::: DATA BLOCK

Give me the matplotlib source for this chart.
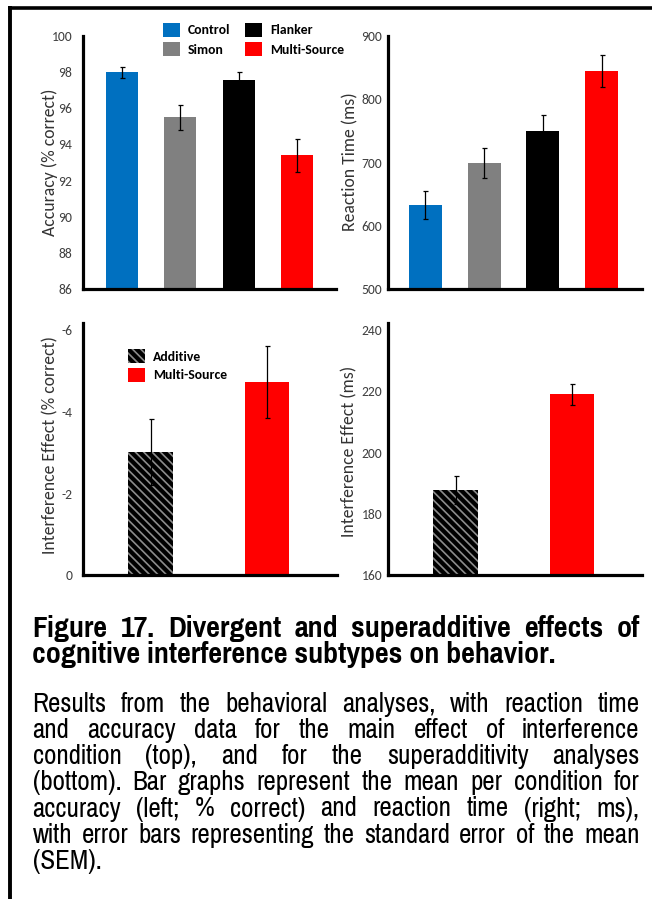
import matplotlib
matplotlib.use('Agg')
import matplotlib.pyplot as plt
from matplotlib import font_manager as fm
from matplotlib.lines import Line2D

plt.rcParams['axes.unicode_minus'] = False
plt.rcParams['hatch.linewidth'] = 1.2

# ---------------- data ----------------
conditions = ['Control', 'Simon', 'Flanker', 'Multi-Source']
accuracy = [98.0, 95.5, 97.55, 93.4]
accuracy_sem = [0.3, 0.7, 0.45, 0.9]
rt = [633, 699, 750, 845]
rt_sem = [22, 24, 25, 25]

interf_labels = ['Additive', 'Multi-Source']
interf_acc = [-3.02, -4.74]
interf_acc_sem = [0.8, 0.88]
interf_rt = [187.8, 219.0]
interf_rt_sem = [4.5, 3.4]

acc_ticks = [86, 88, 90, 92, 94, 96, 98, 100]
rt_ticks = [500, 600, 700, 800, 900]
iacc_ticks = [0, -2, -4, -6]
irt_ticks = [160, 180, 200, 220, 240]

title_lines = ["Figure 17. Divergent and superadditive effects of",
               "cognitive interference subtypes on behavior."]
body_lines = ["Results from the behavioral analyses, with reaction time",
              "and accuracy data for the main effect of interference",
              "condition (top), and for the superadditivity analyses",
              "(bottom). Bar graphs represent the mean per condition for",
              "accuracy (left; % correct) and reaction time (right; ms),",
              "with error bars representing the standard error of the mean",
              "(SEM)."]

colors = ['#0070C0', '#808080', '#000000', '#FF0000']
TICK_C = '#404040'
LABEL_C = '#333333'

names = {f.name for f in fm.fontManager.ttflist}


def pick(cands):
    for c in cands:
        if c in names:
            return c
    return 'DejaVu Sans'


CHART_FONT = pick(['Carlito', 'Lato', 'Open Sans'])
CAP_FONT = pick(['Pragati Narrow', 'Liberation Sans'])

W, H = 652, 899
fig = plt.figure(figsize=(W / 100, H / 100), dpi=100)
renderer = fig.canvas.get_renderer()


def text_width(s, size, family, weight='normal'):
    t = fig.text(0, 0, s, fontsize=size, family=family, weight=weight)
    w = t.get_window_extent(renderer).width
    t.remove()
    return w


def fit(s, target, family, weight='normal'):
    return 10 * target / text_width(s, 10, family, weight)


TICK_SIZE = fit('100', 21, CHART_FONT)
LAB_SIZE = fit('Accuracy (% correct)', 147, CHART_FONT)
LEG_SIZE = fit('Multi-Source', 74, CHART_FONT, 'bold')
LEG_PX = LEG_SIZE * 100 / 72


def ax_at(x0, y0, x1, y1):
    return fig.add_axes([x0 / W, 1 - y1 / H, (x1 - x0) / W, (y1 - y0) / H])


def style(ax, pad):
    for s in ['top', 'right']:
        ax.spines[s].set_visible(False)
    for s in ['left', 'bottom']:
        ax.spines[s].set_linewidth(2.3)
        ax.spines[s].set_color('black')
    ax.set_xticks([])
    ax.tick_params(axis='y', length=0, pad=pad, labelsize=TICK_SIZE, labelcolor=TICK_C)
    for lab in ax.get_yticklabels():
        lab.set_fontfamily(CHART_FONT)


def ylab(ax, text, x, y):
    ax.set_ylabel(text, fontsize=LAB_SIZE, color=LABEL_C, family=CHART_FONT, va='center')
    ax.yaxis.set_label_coords(x, y)


ekw = dict(ecolor='black', elinewidth=0.9, capsize=1.8, capthick=0.9)
leg_common = dict(frameon=False, borderpad=0, borderaxespad=0,
                  bbox_transform=fig.transFigure, loc='upper left',
                  prop=dict(family=CHART_FONT, weight='bold', size=LEG_SIZE),
                  handlelength=17 / LEG_PX, handleheight=16.5 / LEG_PX,
                  handletextpad=7.5 / LEG_PX)

# top-left: accuracy
ax1 = ax_at(83, 36, 336, 289)
x4 = list(range(len(conditions)))
bars1 = ax1.bar(x4, accuracy, width=0.55, color=colors, yerr=accuracy_sem, error_kw=ekw)
ax1.set_ylim(86, 100)
ax1.set_xlim(-0.67, 3.67)
ax1.set_yticks(acc_ticks)
style(ax1, 7.6)
ylab(ax1, 'Accuracy (% correct)', -0.13, 0.5)
ax1.legend(handles=list(bars1), labels=conditions, ncol=2,
           bbox_to_anchor=(163.3 / W, 1 - 22.7 / H),
           labelspacing=5.2 / LEG_PX, columnspacing=15 / LEG_PX, **leg_common)

# top-right: RT
ax2 = ax_at(388.3, 36, 641.7, 289)
ax2.bar(x4, rt, width=0.56, color=colors, yerr=rt_sem, error_kw=ekw)
ax2.set_ylim(500, 900)
ax2.set_xlim(-0.63, 3.68)
ax2.set_yticks(rt_ticks)
style(ax2, 4.5)
ylab(ax2, 'Reaction Time (ms)', -0.151, 0.504)

# bottom-left: interference accuracy
x2 = list(range(len(interf_labels)))
face2 = ['black', '#FF0000']
hatch2 = ['\\\\\\\\', None]
edge2 = ['#8c8c8c', '#FF0000']
ax3 = ax_at(83, 322.7, 337, 575.3)
bars3 = ax3.bar(x2, interf_acc, width=0.38, color=face2, yerr=interf_acc_sem,
                error_kw=ekw, linewidth=0)
for b, h, e in zip(bars3, hatch2, edge2):
    b.set_hatch(h)
    b.set_edgecolor(e)
ax3.set_ylim(0, -6.18)
ax3.set_xlim(-0.58, 1.60)
ax3.set_yticks(iacc_ticks)
style(ax3, 7.6)
ylab(ax3, 'Interference Effect (% correct)', -0.13, 0.516)
ax3.legend(handles=list(bars3), labels=interf_labels,
           bbox_to_anchor=(128.3 / W, 1 - 349.3 / H),
           labelspacing=4.2 / LEG_PX, **leg_common)

# bottom-right: interference RT
ax4 = ax_at(388.3, 322.7, 641.7, 575.3)
bars4 = ax4.bar(x2, interf_rt, width=0.38, color=face2, yerr=interf_rt_sem,
                error_kw=ekw, linewidth=0)
for b, h, e in zip(bars4, hatch2, edge2):
    b.set_hatch(h)
    b.set_edgecolor(e)
ax4.set_ylim(160, 242.4)
ax4.set_xlim(-0.577, 1.598)
ax4.set_yticks(irt_ticks)
style(ax4, 4.5)
ylab(ax4, 'Interference Effect (ms)', -0.152, 0.489)

# frame lines (top and left)
fig.add_artist(Line2D([8 / W, 1.0], [1 - 7.5 / H, 1 - 7.5 / H], transform=fig.transFigure,
                      color='black', linewidth=2.6, solid_capstyle='butt'))
fig.add_artist(Line2D([10 / W, 10 / W], [1 - 6 / H, 0.0], transform=fig.transFigure,
                      color='black', linewidth=2.8, solid_capstyle='butt'))

# ---------------- caption ----------------
LEFT, RIGHT = 32.5, 639.5
WIDTH = RIGHT - LEFT


def put_line(line, base, size, weight, justify):
    y = 1 - base / H
    words = line.split(' ')
    natural = text_width(line, size, CAP_FONT, weight)
    if not justify or len(words) == 1 or natural >= WIDTH:
        fig.text(LEFT / W, y, line, fontsize=size, family=CAP_FONT, weight=weight,
                 va='baseline', ha='left', color='black')
        return
    widths = [text_width(w, size, CAP_FONT, weight) for w in words]
    gap = (WIDTH - sum(widths)) / (len(words) - 1)
    x = LEFT
    for w, wd in zip(words, widths):
        fig.text(x / W, y, w, fontsize=size, family=CAP_FONT, weight=weight,
                 va='baseline', ha='left', color='black')
        x += wd + gap


tsize = fit(title_lines[0], WIDTH, CAP_FONT, 'bold') * 0.94
put_line(title_lines[0], 637, tsize, 'bold', True)
put_line(title_lines[1], 663, tsize, 'bold', False)

bsize = min(fit(l, WIDTH, CAP_FONT) for l in body_lines[:-1]) * 0.95
for i, line in enumerate(body_lines):
    put_line(line, 711.7 + 26.2 * i, bsize, 'normal', i < len(body_lines) - 1)

fig.savefig('out.png', dpi=100)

::::::

OBJECTIVE
Gather from the data above every line with the string "matplotlib".

ANSWER
Give me the matplotlib source for this chart.
import matplotlib
matplotlib.use('Agg')
import matplotlib.pyplot as plt
from matplotlib import font_manager as fm
from matplotlib.lines import Line2D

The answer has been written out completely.